Are you concerned that your investment portfolio may not earn the returns required to achieve your life goals? If so, what are you doing to allay your fears?

In this article, we discuss investment plasticity — the ability of your portfolio to adapt to any shortfall in returns, so that you can achieve your top-priority life goals.

Investment plasticity is similar to “neuroplasticity”, a term scientists use to refer to your brain’s ability to change throughout your life. Below, we discuss the factors that determine your portfolio’s investment plasticity.

Why plasticity? Suppose your investment has to earn an 11 per cent annualised return for 25 years to accumulate Rs 10 crore in your retirement account.

Your portfolio may suffer losses in some years, may earn positive, but lower than 11 per cent returns in several years, and may generate a higher than 11 per cent return occasionally. You may fail to achieve your objective if the shortfall in returns is not made good by the higher-than-required-return occasionally. The problem is there is little you can do to protect your portfolio from earning a lower-than-required return. You know the interest rate that a bond will pay till maturity. This makes bonds an ideal investment to achieve life goals; the actual return is typically the same as the expected return. The issue, however, is that bond returns are typically no more than 9 per cent.

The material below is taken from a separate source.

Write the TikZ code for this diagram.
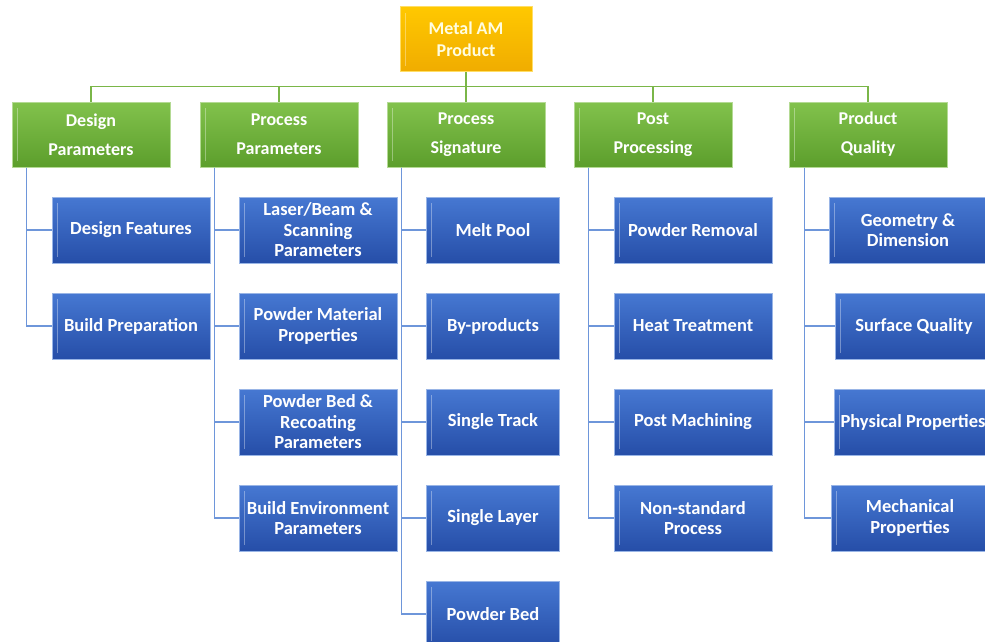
\documentclass[tikz,border=0pt]{standalone}
\usepackage{fontspec}
\setmainfont{Carlito}
\usetikzlibrary{positioning}
\definecolor{mgold}{RGB}{255,200,0}
\definecolor{mgoldd}{RGB}{240,172,0}
\definecolor{mgreen}{RGB}{130,194,76}
\definecolor{mgreend}{RGB}{92,158,44}
\definecolor{mblue}{RGB}{70,120,210}
\definecolor{mblued}{RGB}{38,78,168}
\definecolor{glink}{RGB}{122,182,72}
\definecolor{blink}{RGB}{110,150,218}

\begin{document}
\begin{tikzpicture}[x=1pt, y=1pt, node distance=29pt,
    box/.style={draw, line width=1pt, inner sep=0pt, align=center, text=white,
        path picture={\draw[white, opacity=.35, line width=1pt]
            ([xshift=5pt, yshift=-6pt]path picture bounding box.north west) --
            ([xshift=5pt, yshift=6pt]path picture bounding box.south west);}},
    root/.style={box, draw=mgold!60, top color=mgold, bottom color=mgoldd,
        minimum width=132pt, minimum height=65pt, text=yellow!12,
        font=\fontsize{18}{22}\selectfont\bfseries},
    group/.style={box, draw=mgreen!60, top color=mgreen, bottom color=mgreend,
        minimum width=158pt, minimum height=65pt,
        font=\fontsize{18}{29}\selectfont\bfseries},
    leaf/.style={box, draw=mblue!55, top color=mblue, bottom color=mblued,
        minimum width=158pt, minimum height=66pt,
        font=\fontsize{18.5}{20.5}\selectfont\bfseries},
    short_leaf/.style={leaf, minimum width=133pt},
    green_line/.style={glink, line width=1.2pt},
    blue_line/.style={blink, line width=1.4pt},
]
\clip (0,0) rectangle (985,-642);

\node[root] (metal) at (466,-39.5) {Metal AM\\Product};

% second level
\node[group] (design) at (91,-134.5) {Design\\Parameters};
\node[group] (process) at (279,-134.5) {Process\\Parameters};
\node[group] (signature) at (466,-134.5) {Process\\Signature};
\node[group] (post) at (653,-134.5) {Post\\Processing};
\node[group] (quality) at (868,-134.5) {Product\\Quality};

% design parameters
\node[leaf, below=29pt of design, xshift=40pt] (features) {Design Features};
\node[leaf, below=of features] (preparation) {Build Preparation};

% process parameters
\node[leaf, below=29pt of process, xshift=39pt] (laser) {Laser/Beam \&\\Scanning\\Parameters};
\node[leaf, below=of laser] (material) {Powder Material\\Properties};
\node[leaf, below=of material] (recoating) {Powder Bed \&\\Recoating\\Parameters};
\node[leaf, below=of recoating] (environment) {Build Environment\\Parameters};

% process signature
\node[short_leaf, below=29pt of signature, xshift=27pt] (meltpool) {Melt Pool};
\node[short_leaf, below=of meltpool] (byproducts) {By-products};
\node[short_leaf, below=of byproducts] (track) {Single Track};
\node[short_leaf, below=of track] (layer) {Single Layer};
\node[short_leaf, below=of layer] (bed) {Powder Bed};

% post processing
\node[leaf, below=29pt of post, xshift=40pt] (removal) {Powder Removal};
\node[leaf, below=of removal] (heat) {Heat Treatment};
\node[leaf, below=of heat] (machining) {Post Machining};
\node[leaf, below=of machining] (nonstandard) {Non-standard\\Process};

% product quality
\node[leaf, below=29pt of quality, xshift=40pt] (geometry) {Geometry \&\\Dimension};
\node[leaf, below=of geometry, xshift=6pt] (surface) {Surface Quality};
\node[leaf, below=of surface, xshift=-1pt] (physical) {Physical Properties};
\node[leaf, below=of physical, xshift=-3pt] (mechanical) {Mechanical\\Properties};

% green tree
\coordinate[below=14pt of metal] (bus);
\draw[green_line] (metal) -- (bus);
\foreach \g in {design,process,signature,post,quality}
    \draw[green_line] (bus) -| (\g);

% blue trunks
\coordinate[right=15pt of design.south west] (design_trunk);
\coordinate[right=15pt of process.south west] (process_trunk);
\coordinate[right=15pt of signature.south west] (signature_trunk);
\coordinate[right=15pt of post.south west] (post_trunk);
\coordinate[right=16pt of quality.south west] (quality_trunk);

\foreach \c in {features,preparation}
    \draw[blue_line] (design_trunk) |- (\c);
\foreach \c in {laser,material,recoating,environment}
    \draw[blue_line] (process_trunk) |- (\c);
\foreach \c in {meltpool,byproducts,track,layer,bed}
    \draw[blue_line] (signature_trunk) |- (\c);
\foreach \c in {removal,heat,machining,nonstandard}
    \draw[blue_line] (post_trunk) |- (\c);
\foreach \c in {geometry,surface,physical,mechanical}
    \draw[blue_line] (quality_trunk) |- (\c);

\end{tikzpicture}
\end{document}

This means you have to invest in equity if you require a higher return. But investing in equity exposes you to the risk of earning lower-than-required returns, as equity returns are dependent on market conditions. So, how can you increase the likelihood of achieving your life goals, even if you cannot significantly reduce your equity investment risk?

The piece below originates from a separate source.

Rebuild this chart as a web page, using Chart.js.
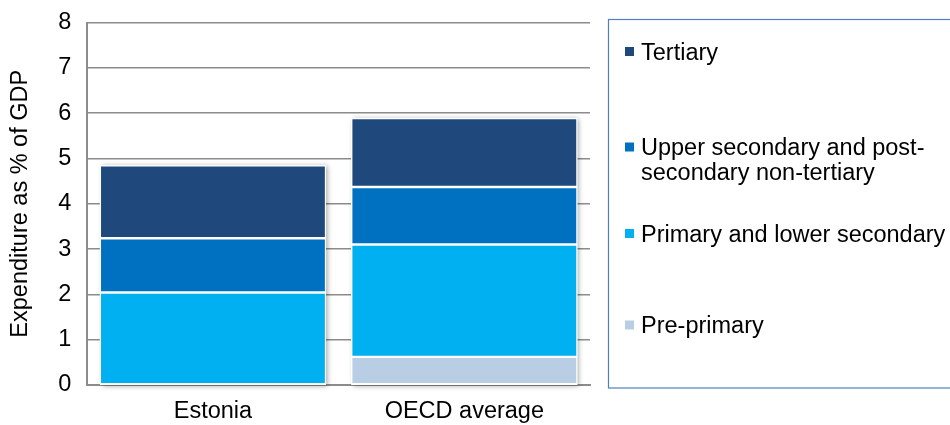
<!DOCTYPE html>
<html>
<head>
<meta charset="utf-8">
<script src="https://cdn.jsdelivr.net/npm/chart.js@4/dist/chart.umd.min.js"></script>
<style>
  html, body { margin: 0; padding: 0; background: #fff; }
  #wrap { width: 950px; height: 425px; position: relative; }
</style>
</head>
<body>
<div id="wrap"><canvas id="c" width="950" height="425"></canvas></div>
<script>
const categories = ["Estonia", "OECD average"];
const seriesNames = ["Pre-primary", "Primary and lower secondary", "Upper secondary and post-secondary non-tertiary", "Tertiary"];
const prePrimary = [null, 0.62];
const primaryLowerSecondary = [2.04, 2.48];
const upperSecondary = [1.20, 1.27];
const tertiary = [1.61, 1.52];
const yTicks = [0, 1, 2, 3, 4, 5, 6, 7, 8];
const legendLines = {
  "Tertiary": ["Tertiary"],
  "Upper secondary and post-secondary non-tertiary": ["Upper secondary and post-", "secondary non-tertiary"],
  "Primary and lower secondary": ["Primary and lower secondary"],
  "Pre-primary": ["Pre-primary"]
};
const colors = ["#B9CDE5", "#00B0F0", "#0070C0", "#1F497D"];

const FONT = "'Liberation Sans', Arial, sans-serif";
const FS = 23.5;

const barShadow = {
  id: 'barShadow',
  beforeDatasetsDraw(chart) {
    const ctx = chart.ctx;
    const y = chart.scales.y;
    const meta = chart.getDatasetMeta(1);
    ctx.save();
    meta.data.forEach((bar, i) => {
      let total = 0;
      chart.data.datasets.forEach(ds => { total += ds.data[i] || 0; });
      const top = y.getPixelForValue(total);
      const bottom = y.getPixelForValue(0);
      const w = bar.width;
      ctx.shadowColor = 'rgba(0,0,0,0.35)';
      ctx.shadowBlur = 5;
      ctx.shadowOffsetX = 2;
      ctx.shadowOffsetY = 1;
      ctx.fillStyle = '#ffffff';
      ctx.fillRect(bar.x - w / 2, top, w, bottom - top);
    });
    ctx.restore();
  }
};

const boxLegend = {
  id: 'boxLegend',
  afterDraw(chart) {
    const ctx = chart.ctx;
    ctx.save();
    ctx.strokeStyle = '#4F81BD';
    ctx.lineWidth = 1.2;
    ctx.strokeRect(608.5, 19.5, 400, 368.5);
    ctx.font = FS + 'px ' + FONT;
    ctx.fillStyle = '#000';
    ctx.textBaseline = 'alphabetic';
    const baselines = [59.5, 155, 241.5, 333];
    const ds = chart.data.datasets.slice().reverse();
    ds.forEach((d, k) => {
      const b = baselines[k];
      ctx.fillStyle = d.backgroundColor;
      ctx.fillRect(625, b - 12.5, 9, 9);
      ctx.fillStyle = '#000';
      const lines = legendLines[d.label] || [d.label];
      lines.forEach((t, j) => ctx.fillText(t, 641, b + j * 24.5));
    });
    ctx.restore();
  }
};

new Chart(document.getElementById('c'), {
  type: 'bar',
  data: {
    labels: categories,
    datasets: [prePrimary, primaryLowerSecondary, upperSecondary, tertiary].map((d, i) => ({
      label: seriesNames[i],
      data: d,
      backgroundColor: colors[i],
      borderColor: '#ffffff',
      borderWidth: 1.2,
      borderSkipped: false,
      categoryPercentage: 0.9,
      barPercentage: 1.0
    }))
  },
  options: {
    responsive: false,
    animation: false,
    devicePixelRatio: 1,
    layout: { padding: { left: 6, right: 360, top: 22.5, bottom: 0 } },
    plugins: { legend: { display: false }, tooltip: { enabled: false } },
    scales: {
      x: {
        stacked: true,
        grid: { display: false, drawTicks: false },
        border: { display: true, color: '#8C8C8C', width: 2 },
        ticks: { color: '#000', font: { family: FONT, size: FS }, padding: 12 },
        afterFit(axis) { axis.height = 40; axis.paddingLeft = 0; axis.paddingRight = 0; }
      },
      y: {
        stacked: true,
        min: 0, max: 8,
        afterBuildTicks(axis) { axis.ticks = yTicks.map(v => ({ value: v })); },
        afterFit(axis) { axis.paddingTop = 0; axis.paddingBottom = 0; },
        grid: { color: '#8C8C8C', lineWidth: 1.6, drawTicks: false },
        border: { display: true, color: '#8C8C8C', width: 2 },
        ticks: { color: '#000', font: { family: FONT, size: FS }, padding: 16 },
        title: { display: true, text: 'Expenditure as % of GDP', color: '#000', font: { family: FONT, size: FS }, padding: { top: 0, bottom: 8 } }
      }
    }
  },
  plugins: [barShadow, boxLegend]
});
</script>
</body>
</html>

You should increase your portfolio’s investment plasticity. That is, your total investments should be such that a shortfall in return in, say, your retirement account can be made good by other investments that you own. So, what determines investment plasticity?

Enhancing plasticity As a working executive, you can improve your portfolio’s investment plasticity by applying what we call the hierarchy-fungible rule.

That is, if you have a shortfall in your top-priority goals, you should transfer money from investments mapped to your low-priority goals.

But not the other way round.

For example, suppose you have investments mapped to achieving five life goals — your child’s college education, buying a house, a retirement account, exotic vacations and buying rare paintings, in the same order of priority. A shortfall in your child’s education account can be bridged by transferring investments from your “buying rare paintings” account. But that is possible only if you pursue several low-priority goals. So, the more investment accounts mapped to low-priority-goals, the greater your portfolio’s investment plasticity. But what if you are in the working-life side of the retirement risk zone, that is, the 10-years leading to your retirement?

You may not have too many life goals to pursue besides accumulating wealth in your retirement account. So, how can you enhance your portfolio’s investment plasticity? Besides your retirement account, your primary asset at this stage of life is your self-occupied house.

You should, hence, monetise your home equity to bridge the gap in your retirement account. You can do this through reverse-mortgage linked annuity − a product that pays you life-time cash flows using your home equity (for details, refer this column dated September 1, 2013).

Your portfolio’s investment plasticity, therefore, depends on the value of your home equity.

High investment plasticity helps reduces the chance of failing to achieve your top-priority life goals.

Besides the factors discussed above, your portfolio’s investment plasticity can be enhanced through your emergency fund.

Typically, investment plasticity is greater if your emergency fund is nine times your monthly expenses if you are a working executive and 15 times your monthly expenses if you are a retiree.